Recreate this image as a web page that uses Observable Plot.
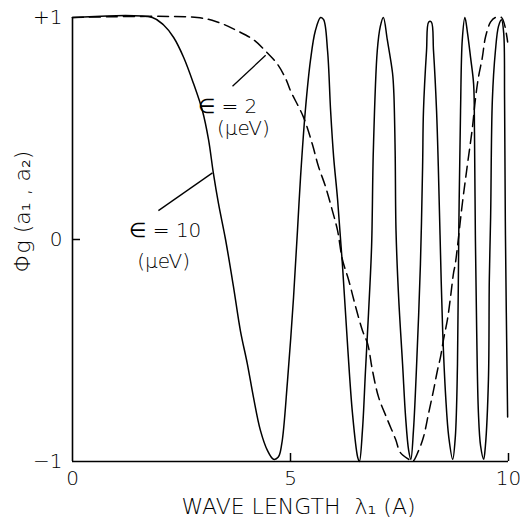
<!DOCTYPE html>
<html><head><meta charset="utf-8">
<script src="https://cdn.jsdelivr.net/npm/d3@7"></script>
<script src="https://cdn.jsdelivr.net/npm/@observablehq/plot@0.6"></script>
<style>
body{margin:0;background:#fff}
g[aria-label="xlabel"] text{letter-spacing:3.6px}
g[aria-label="ylabel"] text{letter-spacing:2.5px}
g[aria-label="notes"] text{letter-spacing:0.5px}
</style>
</head><body><div id="chart"></div>
<script>
// ε = 10 μeV (solid)
const solidX = [0,1.83,2.09,2.32,2.55,2.78,2.98,3.12,3.23,3.35,3.51,3.69,3.85,4.01,4.15,4.31,4.47,4.61,4.72,4.80,4.93,5.07,5.16,5.23,5.34,5.46,5.57,5.69,5.76,5.85,5.92,5.99,6.08,6.19,6.31,6.42,6.54,6.58,6.65,6.72,6.79,6.86,6.90,6.99,7.06,7.13,7.22,7.34,7.37,7.40,7.42,7.48,7.57,7.64,7.71,7.76,7.82,7.91,7.98,8.03,8.05,8.12,8.17,8.23,8.28,8.35,8.39,8.43,8.49,8.56,8.63,8.72,8.78,8.83,8.86,8.90,8.94,9.00,9.06,9.13,9.20,9.22,9.24,9.27,9.31,9.36,9.43,9.47,9.54,9.56,9.59,9.63,9.70,9.77,9.84,9.89,9.91,9.93,9.98];
const solidY = [1,1,0.966,0.91,0.82,0.70,0.58,0.45,0.30,0.16,0.0,-0.21,-0.41,-0.56,-0.71,-0.86,-0.95,-0.99,-0.98,-0.92,-0.64,-0.26,0.04,0.28,0.58,0.81,0.94,1.0,0.99,0.85,0.58,0.37,0.18,-0.11,-0.48,-0.78,-0.98,-1.0,-0.86,-0.59,-0.33,-0.03,0.40,0.85,0.96,1.0,0.90,0.75,0.66,0.40,0.04,-0.26,-0.56,-0.80,-0.95,-0.99,-0.86,-0.48,-0.11,0.33,0.58,0.85,0.98,0.98,0.85,0.58,0.33,0.02,-0.41,-0.71,-0.89,-0.99,-0.89,-0.56,0.04,0.58,0.90,1.0,0.93,0.82,0.70,0.48,0.02,-0.41,-0.78,-0.93,-0.99,-0.93,-0.63,-0.18,0.10,0.63,0.85,0.96,0.99,0.93,0.63,0.02,-0.80];
// ε = 2 μeV (dashed)
const dashX = [0,2.86,3.32,3.78,4.15,4.47,4.70,4.90,5.00,5.30,5.50,5.64,5.80,5.96,6.08,6.19,6.33,6.49,6.65,6.77,6.88,7.02,7.22,7.41,7.52,7.71,7.80,7.94,8.05,8.17,8.28,8.37,8.44,8.51,8.60,8.67,8.74,8.78,8.94,9.06,9.17,9.24,9.31,9.40,9.47,9.59,9.70,9.84,9.98];
const dashY = [1,1,0.98,0.94,0.90,0.84,0.79,0.72,0.67,0.55,0.43,0.33,0.24,0.13,0.04,-0.09,-0.18,-0.30,-0.41,-0.47,-0.59,-0.71,-0.81,-0.90,-0.96,-0.99,-1.0,-0.95,-0.89,-0.78,-0.68,-0.59,-0.53,-0.45,-0.36,-0.26,-0.15,-0.11,0.16,0.34,0.50,0.63,0.73,0.82,0.91,0.98,1.0,1.0,0.89];

const xTicks = [0, 5, 10];
const xTickLabels = ["0", "5", "10"];
const xTickMarks = [5, 10];
const yTicks = [1, 0, -1];
const yTickLabels = ["+1", "0", "−1"];
const yTickMarks = [0];
const xLabel = "WAVE LENGTH  λ₁ (A)";
const yLabel = "Φg (a₁ , a₂)";

const noteText = ["∈ = 2", "(μeV)", "∈ = 10", "(μeV)"];
const noteX = [3.56, 3.92, 2.13, 2.09];
const noteY = [0.60, 0.50, 0.04, -0.10];
const leaderX1 = [3.67, 1.97], leaderY1 = [0.69, 0.13];
const leaderX2 = [4.43, 3.21], leaderY2 = [0.83, 0.30];

const solid = solidX.map((x, i) => ({x, y: solidY[i]}));
const dashed = dashX.map((x, i) => ({x, y: dashY[i]}));
const notes = noteText.map((t, i) => ({t, x: noteX[i], y: noteY[i]}));
const leaders = leaderX1.map((x1, i) => ({x1, y1: leaderY1[i], x2: leaderX2[i], y2: leaderY2[i]}));

const font = "DejaVu Sans";
const fw = 200;
const chart = Plot.plot({
  width: 520, height: 526,
  marginLeft: 72, marginRight: 12, marginTop: 17, marginBottom: 65,
  style: {background: "#fff", color: "#000", fontFamily: font},
  x: {domain: [0, 10], axis: null},
  y: {domain: [-1, 1], axis: null},
  marks: [
    Plot.ruleX([0], {y1: -1, y2: 1, stroke: "#000", strokeWidth: 1.6}),
    Plot.ruleY([-1], {x1: 0, x2: 10, stroke: "#000", strokeWidth: 1.6}),
    Plot.ruleX(xTickMarks, {x: d => d, y1: -1, y2: -1, insetTop: -8, stroke: "#000", strokeWidth: 1.5}),
    Plot.ruleY(yTickMarks, {y: d => d, x1: 0, x2: 0, insetRight: -8, stroke: "#000", strokeWidth: 1.5}),
    Plot.axisX({ticks: xTicks, tickSize: 0, tickPadding: 9, tickFormat: (d) => xTickLabels[xTicks.indexOf(d)], fontSize: 20, fontFamily: font, fontWeight: fw, fill: "#000"}),
    Plot.axisY({ticks: yTicks, tickSize: 0, tickPadding: 10, tickFormat: (d) => yTickLabels[yTicks.indexOf(d)], fontSize: 20, fontFamily: font, fontWeight: fw, fill: "#000"}),
    Plot.line(dashed, {x: "x", y: "y", stroke: "#000", strokeWidth: 1.5, strokeDasharray: "11,6", curve: "catmull-rom"}),
    Plot.line(solid, {x: "x", y: "y", stroke: "#000", strokeWidth: 1.5, curve: "catmull-rom"}),
    Plot.link(leaders, {x1: "x1", y1: "y1", x2: "x2", y2: "y2", stroke: "#000", strokeWidth: 1.3}),
    Plot.text(notes, {x: "x", y: "y", text: "t", fontSize: 20, fontFamily: font, fontWeight: fw, fill: "#000", ariaLabel: "notes"}),
    Plot.text([xLabel], {frameAnchor: "bottom", dx: 8, dy: 52, fontSize: 22, fontFamily: font, fontWeight: fw, fill: "#000", ariaLabel: "xlabel"}),
    Plot.text([yLabel], {frameAnchor: "left", textAnchor: "middle", dx: -50, dy: -28, rotate: -90, fontSize: 22, fontFamily: font, fontWeight: fw, fill: "#000", ariaLabel: "ylabel"})
  ]
});
document.getElementById("chart").appendChild(chart);
</script>
</body></html>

═══

Set problem:
Except for the pictures, reproduce every line exactly.

Response to this task:
Recreate this image as a web page that uses Observable Plot.
<!DOCTYPE html>
<html><head><meta charset="utf-8">
<script src="https://cdn.jsdelivr.net/npm/d3@7"></script>
<script src="https://cdn.jsdelivr.net/npm/@observablehq/plot@0.6"></script>
<style>
body{margin:0;background:#fff}
g[aria-label="xlabel"] text{letter-spacing:3.6px}
g[aria-label="ylabel"] text{letter-spacing:2.5px}
g[aria-label="notes"] text{letter-spacing:0.5px}
</style>
</head><body><div id="chart"></div>
<script>
// ε = 10 μeV (solid)
const solidX = [0,1.83,2.09,2.32,2.55,2.78,2.98,3.12,3.23,3.35,3.51,3.69,3.85,4.01,4.15,4.31,4.47,4.61,4.72,4.80,4.93,5.07,5.16,5.23,5.34,5.46,5.57,5.69,5.76,5.85,5.92,5.99,6.08,6.19,6.31,6.42,6.54,6.58,6.65,6.72,6.79,6.86,6.90,6.99,7.06,7.13,7.22,7.34,7.37,7.40,7.42,7.48,7.57,7.64,7.71,7.76,7.82,7.91,7.98,8.03,8.05,8.12,8.17,8.23,8.28,8.35,8.39,8.43,8.49,8.56,8.63,8.72,8.78,8.83,8.86,8.90,8.94,9.00,9.06,9.13,9.20,9.22,9.24,9.27,9.31,9.36,9.43,9.47,9.54,9.56,9.59,9.63,9.70,9.77,9.84,9.89,9.91,9.93,9.98];
const solidY = [1,1,0.966,0.91,0.82,0.70,0.58,0.45,0.30,0.16,0.0,-0.21,-0.41,-0.56,-0.71,-0.86,-0.95,-0.99,-0.98,-0.92,-0.64,-0.26,0.04,0.28,0.58,0.81,0.94,1.0,0.99,0.85,0.58,0.37,0.18,-0.11,-0.48,-0.78,-0.98,-1.0,-0.86,-0.59,-0.33,-0.03,0.40,0.85,0.96,1.0,0.90,0.75,0.66,0.40,0.04,-0.26,-0.56,-0.80,-0.95,-0.99,-0.86,-0.48,-0.11,0.33,0.58,0.85,0.98,0.98,0.85,0.58,0.33,0.02,-0.41,-0.71,-0.89,-0.99,-0.89,-0.56,0.04,0.58,0.90,1.0,0.93,0.82,0.70,0.48,0.02,-0.41,-0.78,-0.93,-0.99,-0.93,-0.63,-0.18,0.10,0.63,0.85,0.96,0.99,0.93,0.63,0.02,-0.80];
// ε = 2 μeV (dashed)
const dashX = [0,2.86,3.32,3.78,4.15,4.47,4.70,4.90,5.00,5.30,5.50,5.64,5.80,5.96,6.08,6.19,6.33,6.49,6.65,6.77,6.88,7.02,7.22,7.41,7.52,7.71,7.80,7.94,8.05,8.17,8.28,8.37,8.44,8.51,8.60,8.67,8.74,8.78,8.94,9.06,9.17,9.24,9.31,9.40,9.47,9.59,9.70,9.84,9.98];
const dashY = [1,1,0.98,0.94,0.90,0.84,0.79,0.72,0.67,0.55,0.43,0.33,0.24,0.13,0.04,-0.09,-0.18,-0.30,-0.41,-0.47,-0.59,-0.71,-0.81,-0.90,-0.96,-0.99,-1.0,-0.95,-0.89,-0.78,-0.68,-0.59,-0.53,-0.45,-0.36,-0.26,-0.15,-0.11,0.16,0.34,0.50,0.63,0.73,0.82,0.91,0.98,1.0,1.0,0.89];

const xTicks = [0, 5, 10];
const xTickLabels = ["0", "5", "10"];
const xTickMarks = [5, 10];
const yTicks = [1, 0, -1];
const yTickLabels = ["+1", "0", "−1"];
const yTickMarks = [0];
const xLabel = "WAVE LENGTH  λ₁ (A)";
const yLabel = "Φg (a₁ , a₂)";

const noteText = ["∈ = 2", "(μeV)", "∈ = 10", "(μeV)"];
const noteX = [3.56, 3.92, 2.13, 2.09];
const noteY = [0.60, 0.50, 0.04, -0.10];
const leaderX1 = [3.67, 1.97], leaderY1 = [0.69, 0.13];
const leaderX2 = [4.43, 3.21], leaderY2 = [0.83, 0.30];

const solid = solidX.map((x, i) => ({x, y: solidY[i]}));
const dashed = dashX.map((x, i) => ({x, y: dashY[i]}));
const notes = noteText.map((t, i) => ({t, x: noteX[i], y: noteY[i]}));
const leaders = leaderX1.map((x1, i) => ({x1, y1: leaderY1[i], x2: leaderX2[i], y2: leaderY2[i]}));

const font = "DejaVu Sans";
const fw = 200;
const chart = Plot.plot({
  width: 520, height: 526,
  marginLeft: 72, marginRight: 12, marginTop: 17, marginBottom: 65,
  style: {background: "#fff", color: "#000", fontFamily: font},
  x: {domain: [0, 10], axis: null},
  y: {domain: [-1, 1], axis: null},
  marks: [
    Plot.ruleX([0], {y1: -1, y2: 1, stroke: "#000", strokeWidth: 1.6}),
    Plot.ruleY([-1], {x1: 0, x2: 10, stroke: "#000", strokeWidth: 1.6}),
    Plot.ruleX(xTickMarks, {x: d => d, y1: -1, y2: -1, insetTop: -8, stroke: "#000", strokeWidth: 1.5}),
    Plot.ruleY(yTickMarks, {y: d => d, x1: 0, x2: 0, insetRight: -8, stroke: "#000", strokeWidth: 1.5}),
    Plot.axisX({ticks: xTicks, tickSize: 0, tickPadding: 9, tickFormat: (d) => xTickLabels[xTicks.indexOf(d)], fontSize: 20, fontFamily: font, fontWeight: fw, fill: "#000"}),
    Plot.axisY({ticks: yTicks, tickSize: 0, tickPadding: 10, tickFormat: (d) => yTickLabels[yTicks.indexOf(d)], fontSize: 20, fontFamily: font, fontWeight: fw, fill: "#000"}),
    Plot.line(dashed, {x: "x", y: "y", stroke: "#000", strokeWidth: 1.5, strokeDasharray: "11,6", curve: "catmull-rom"}),
    Plot.line(solid, {x: "x", y: "y", stroke: "#000", strokeWidth: 1.5, curve: "catmull-rom"}),
    Plot.link(leaders, {x1: "x1", y1: "y1", x2: "x2", y2: "y2", stroke: "#000", strokeWidth: 1.3}),
    Plot.text(notes, {x: "x", y: "y", text: "t", fontSize: 20, fontFamily: font, fontWeight: fw, fill: "#000", ariaLabel: "notes"}),
    Plot.text([xLabel], {frameAnchor: "bottom", dx: 8, dy: 52, fontSize: 22, fontFamily: font, fontWeight: fw, fill: "#000", ariaLabel: "xlabel"}),
    Plot.text([yLabel], {frameAnchor: "left", textAnchor: "middle", dx: -50, dy: -28, rotate: -90, fontSize: 22, fontFamily: font, fontWeight: fw, fill: "#000", ariaLabel: "ylabel"})
  ]
});
document.getElementById("chart").appendChild(chart);
</script>
</body></html>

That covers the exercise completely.